Así es como en su propia escuela, al aire libre, Margarita había aprendido laboriosamente a leer; primero letra por letra, después palabra por palabra, por fin frase por frase. Entonces se le ocurrió la idea de «enseñar a otras chicas del pueblo». Antes de decidirse, le consultó a Vicente de Paúl; le contó cómo se había formado y le preguntó si estaría bien que montara una escuela.
«Claro que sí, le respondió, es más, se lo aconsejo». Pronto se alegró al ver a dos o tres de sus alumnas dedicarse, como ella, a la instrucción de los niños de un pueblo, después de los de otro. Su auditorio aumentaba cada vez más; las chicas mayores se sumaban a las pequeñas. A las que no podían venir de día, les dedicaba sus noches, «y esto sin motivo de vanidad o de interés, sin otro deseo que la gloria de Dios». Las pruebas no le faltaban en esta vida de entrega; «cuanto más trabajaba en la instrucción de la juventud más se reían de ella los campesinos y la calumniaban. Su celo, no obstante, era cada vez más ardiente…».
No era siempre fácil encontrar «buenas jóvenes» como ésta, capaces de hacerse maestras de escuela. Estas líneas de 1632 hacen alusión a las dificultades de este reclutamiento:
«Pienso vivamente en establecer en Villeneuve una maestra, ¿pero dónde la encontraremos? A Germana no le disgustaría ir, por lo que puedo ver en una carta que me ha escrito el señor Belin, pero ¿cómo la retiramos de Villepreux si no ponemos otra y además dónde la encontraríamos?… Cuando usted venga por aquí se le pondrá al corriente, cosa que puede ser uno de los días de la próxima semana, si le parece; y aún así usted les prometerá a las madres de sus escolares que les enviará una maestra lo más pronto que pueda, o que las irá a ver y hablará del medio de alojar a una maestra y sostenerla».
«Se le avisó», de tal suerte, que en las caridades que se siguieron estableciendo encontramos cláusulas fijando las atribuciones y los deberes de las maestras. Una solución aún más eficaz se ve en una regla hecha por Luisa, revisada por Vicente.

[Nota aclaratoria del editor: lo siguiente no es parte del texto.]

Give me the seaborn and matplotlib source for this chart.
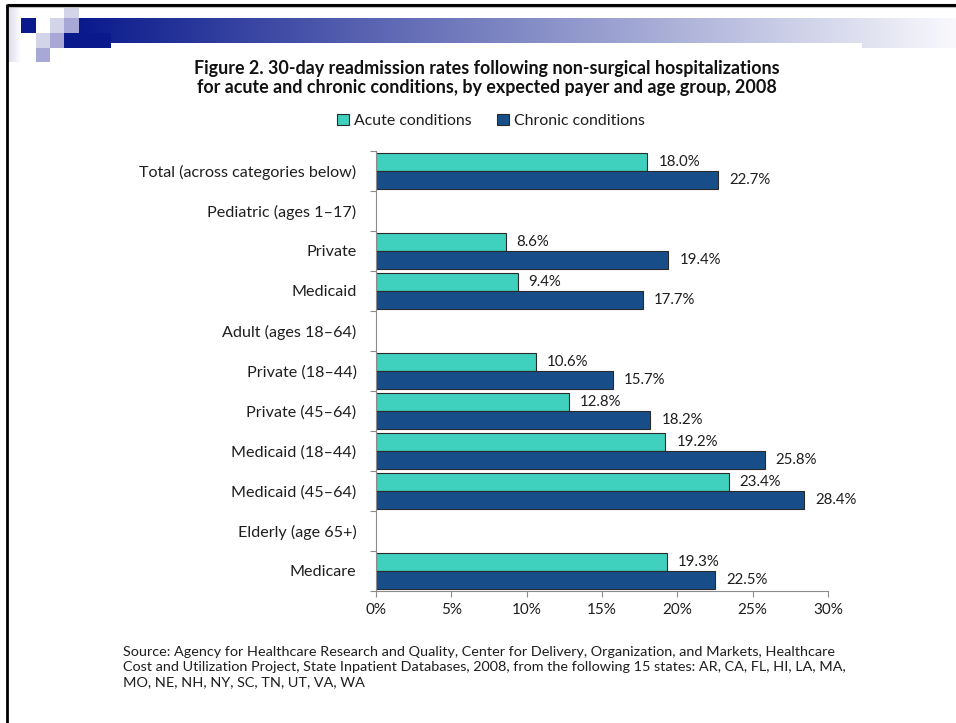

«La superiora, leemos, recibirá en dicha cofradía a las chicas del pueblo que considere apropiadas para este oficio… les enseñará la forma para mejor asistir a los pobres enfermos… para mejor organizar las escuelas en el campo… Las chicas por su parte… enseñarán a las niñas pequeñas de los pueblos y tratarán de formar a algunas para que hagan las mismas cosas en su ausencia, y todo esto por amor a Dios y sin ninguna retribución».
Algunos meses más tarde, las primeras hijas de Luisa abandonarán la casa donde viven en comunidad para ir, por lo menos dos juntas, a ponerse al servicio de los pobres enfermos y al servicio de la instrucción de la juventud.
Las peticiones llegan de todas partes. En 1636, es la duquesa de Liancourt quien las solicita; dos años más tarde, los padres de la misión establecidos en Richelieu acaban de fundar una cofradía de caridad y piden dos hijas para la clase y para secundar a las damas, al lado de las víctimas de una epidemia que azota entonces el país; san Vicente puede constatar con alegría que «las dos siervas de los pobres, que hemos mandado de aquí, hacen maravillas, una al cuidado de los enfermos y la otra al de la instrucción de las niñas».
El 21 de agosto de 1640, la marquesa de Maignelay escribe a Vicente:
«Hace algún tiempo, escribí a la señorita Polaillon para saber de la señorita Le Gras, si podía hacer la caridad de enviar alguna maestra para las chicas de este lugar (Nanteuil). Pero deseamos que pueda enseñarles un oficio, porque sin esto los habitantes de este lugar pondrán dificultad en apartarlas del maestro, que no les cuesta nada y aprenden con los chicos.